With a population of 20 million, Australia is the world’s smallest continent and the sixth largest land mass on earth. In a word, Australia is gargantuan! Most of the continent is a flat and arid. Cinnamon-red earth, striking geological features, amazing creatures, and brilliant blue skies fill the west of the country while the interior’s harsh desert conditions have caused Australia to become inhabited only on its coastal regions. Most people live within 20 kilometers from the ocean! This is a land where history mixes with a modern culture full of youthful pizzazz and unique wildlife fills the background. Australia’s values deeply embed material self-improvement through hard work and hard play, with an easy-going vitality. This is well complimented by a sunny climate which increases local exuberance, beach-going and unlimited eco-play for outdoor enthusiasts.
When it is daytime in here it is nightime in Australia.
When it is winter in here it is Summer in Australia.
Australia is not connected by land to any other country and so it had developed its own wildlife. The kangaroo, the koala, the emu and the kookaburra are among the creatures found only in Australia.
Half the continent is given over to sheep rearing. In 1987, it was calculated that there were about 150 million sheep in Australia, about 10 sheep for every person living in the country. No wonder that Australia is the world's largest exporter of lamb and wool.
The world's fastest growing tree is the Australian Eucalyptus. It can grow up to 10 metres in one year.
Working in Australia
English is the language of business in Australia, but jobseekers should be aware that Australian English can be rather idiomatic. For instance, to "table" something in Australia means to bring it forward for discussion, literally to put it on the table.
The workday is usually from 9am to 5pm. People usually socialize after work in a local bar, or head home, to the gym or to the beach.
In terms of communication in the work environment, Australians are often direct and informal. Rank in itself has little importance, and is mainly put toward decision making.
It’s good to bring things forth to the table. For example, in presenting something it’s good to identify the facts, benefits, challenges, etc. Selling, assuming acceptance or showing off may be challenged.
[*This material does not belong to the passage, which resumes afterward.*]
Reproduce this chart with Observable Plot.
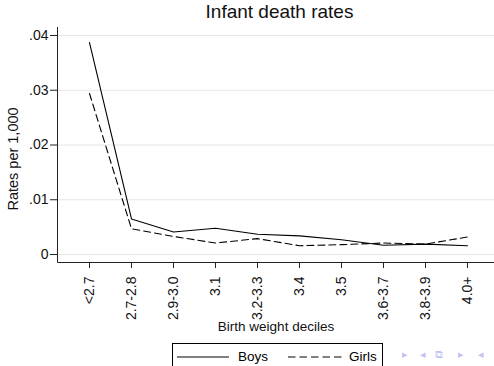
<!DOCTYPE html>
<html>
<head>
<meta charset="utf-8">
<script src="https://cdn.jsdelivr.net/npm/d3@7"></script>
<script src="https://cdn.jsdelivr.net/npm/@observablehq/plot@0.6"></script>
<style>
  html, body { margin: 0; padding: 0; background: #fff; }
  #wrap { position: relative; width: 494px; height: 366px; overflow: hidden; font-family: "Liberation Sans", Arial, sans-serif; }
  #title { position: absolute; top: 1px; left: 61px; width: 437px; text-align: center; font-size: 19px; color: #111; }
  #legend { position: absolute; left: 172px; top: 343px; width: 211px; height: 30px; border: 1px solid #000; box-sizing: border-box; font-size: 13.5px; }
  #legend .item { position: absolute; top: 5px; display: flex; align-items: center; }
  #nav { position: absolute; top: 348px; left: 400px; font-size: 11px; color: #c4c4f4; }
  #nav span { position: absolute; }
  g[aria-label$="tick label"] { font-size: 14px; }
</style>
</head>
<body>
<div id="wrap">
  <div id="chart"></div>
  <div id="title">Infant death rates</div>
  <div id="legend">
    <div class="item" style="left:4px"><svg width="52" height="10"><line x1="0" x2="52" y1="5" y2="5" stroke="#000" stroke-width="1"/></svg><span style="margin-left:9px">Boys</span></div>
    <div class="item" style="left:115px"><svg width="54" height="10"><line x1="0" x2="54" y1="5" y2="5" stroke="#000" stroke-width="1" stroke-dasharray="7.5,4"/></svg><span style="margin-left:7px">Girls</span></div>
  </div>
  <div id="nav"><span style="left:2px">&#9656;</span><span style="left:20px">&#9666;</span><span style="left:35px">&#10697;</span><span style="left:58px">&#9656;</span><span style="left:78px">&#9666;</span></div>
</div>
<script>
const categories = ["<2.7","2.7-2.8","2.9-3.0","3.1","3.2-3.3","3.4","3.5","3.6-3.7","3.8-3.9","4.0+"];
const boys  = [0.0387,0.0065,0.0041,0.0048,0.0037,0.0034,0.0027,0.0017,0.0019,0.0016];
const girls = [0.0294,0.0047,0.0033,0.0021,0.0029,0.0016,0.0018,0.0021,0.0019,0.0032];
const yTicks = [0, 0.01, 0.02, 0.03, 0.04];
const xLabel = "Birth weight deciles";
const yLabel = "Rates per 1,000";

const boysData = categories.map((c, i) => ({cat: c, v: boys[i]}));
const girlsData = categories.map((c, i) => ({cat: c, v: girls[i]}));
const fmtY = d => d === 0 ? "0" : d3.format(".2f")(d).replace(/^0/, "");

// axis lines along the left and bottom edges of the frame
function axisLines(index, scales, values, dimensions) {
  const d = dimensions || {width: 494, height: 366, marginLeft: 57, marginRight: 0, marginTop: 27, marginBottom: 104};
  const g = d3.create("svg:g").attr("stroke", "#222").attr("stroke-width", 1);
  const x0 = d.marginLeft + 0.5, x1 = d.width - d.marginRight;
  const y0 = d.marginTop, y1 = d.height - d.marginBottom + 0.5;
  g.append("line").attr("x1", x0).attr("x2", x0).attr("y1", y0).attr("y2", y1);
  g.append("line").attr("x1", x0).attr("x2", x1).attr("y1", y1).attr("y2", y1);
  return g.node();
}

const chart = Plot.plot({
  width: 494,
  height: 366,
  marginTop: 27,
  marginLeft: 57,
  marginRight: 0,
  marginBottom: 104,
  style: {fontFamily: "'Liberation Sans', Arial, sans-serif", fontSize: "13.5px", color: "#111", background: "#fff"},
  x: {type: "point", domain: categories, range: [66, 490]},
  y: {domain: [-0.00146, 0.04146]},
  marks: [
    Plot.gridY(yTicks, {stroke: "#e6e6e6", strokeOpacity: 1, strokeWidth: 1}),
    Plot.axisY(yTicks, {tickSize: 7, tickPadding: 2, tickFormat: fmtY, label: null, fontSize: 14, stroke: "#222"}),
    Plot.axisX({tickSize: 6, tickPadding: 8, tickRotate: -90, label: null, fontSize: 14, stroke: "#222"}),
    axisLines,
    Plot.line(boysData, {x: "cat", y: "v", stroke: "#000", strokeWidth: 1.1}),
    Plot.line(girlsData, {x: "cat", y: "v", stroke: "#000", strokeWidth: 1.1, strokeDasharray: "7,4"}),
    Plot.text([xLabel], {frameAnchor: "bottom", dy: 68, fontSize: 13.5, lineAnchor: "bottom", fill: "#111"}),
    Plot.text([yLabel], {frameAnchor: "left", dx: -44, dy: 14, rotate: -90, textAnchor: "middle", fontSize: 14.5, fill: "#111"})
  ]
});
document.getElementById("chart").appendChild(chart);
</script>
</body>
</html>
Comments from SFU Co-op Students in Australia
“For my second work term, I pursued my special interest in Neuroscience and worked as a research assistant in the Neurobiology Lab at the University of Wollongong. I received extensive training in many areas of the Laboratory and Neuroscience field. I also obtained hands-on experience in various aspects of research by actively participating in numerous ongoing experiments in the CTN. I experienced research at its many different stages, and learnt first hand about the Scientific Community.”
“I’ve never experienced such a steep learning curve in so many aspects of my personal and educational life before. This experience has definitely opened my eyes to the possibility of a future career in research.”
- Brittney Merryweather, Research Assistant at the University of Wollongong, Australia
“I was ecstatic to have the opportunity to work overseas, and living in beautiful semi-tropical Brisbane has been nothing but a pleasure so far.”
“The research I¹m assisting with aims to increase the understanding of the role of the motor cortex and the spinal cord in the control of voluntary movements, and to characterize the nature of spatial constraints on the execution of simultaneous actions.”
- Kirsten Willms,Perception and Motor Systems Lab, University of Queensland, Brisbane, Australia
“I had the opportunity of a lifetime, the opportunity to work in Australia for 5 months. The position involved one month as manager of a small rural pool in county Victoria. My job involved general cleaning, hiring staff, ordering supplies and daily/weekly/monthly administration.”
“This coop placement was much more than a job. It was a great opportunity to experience a different culture and push myself to overcome challenges involved with being a long way from home.”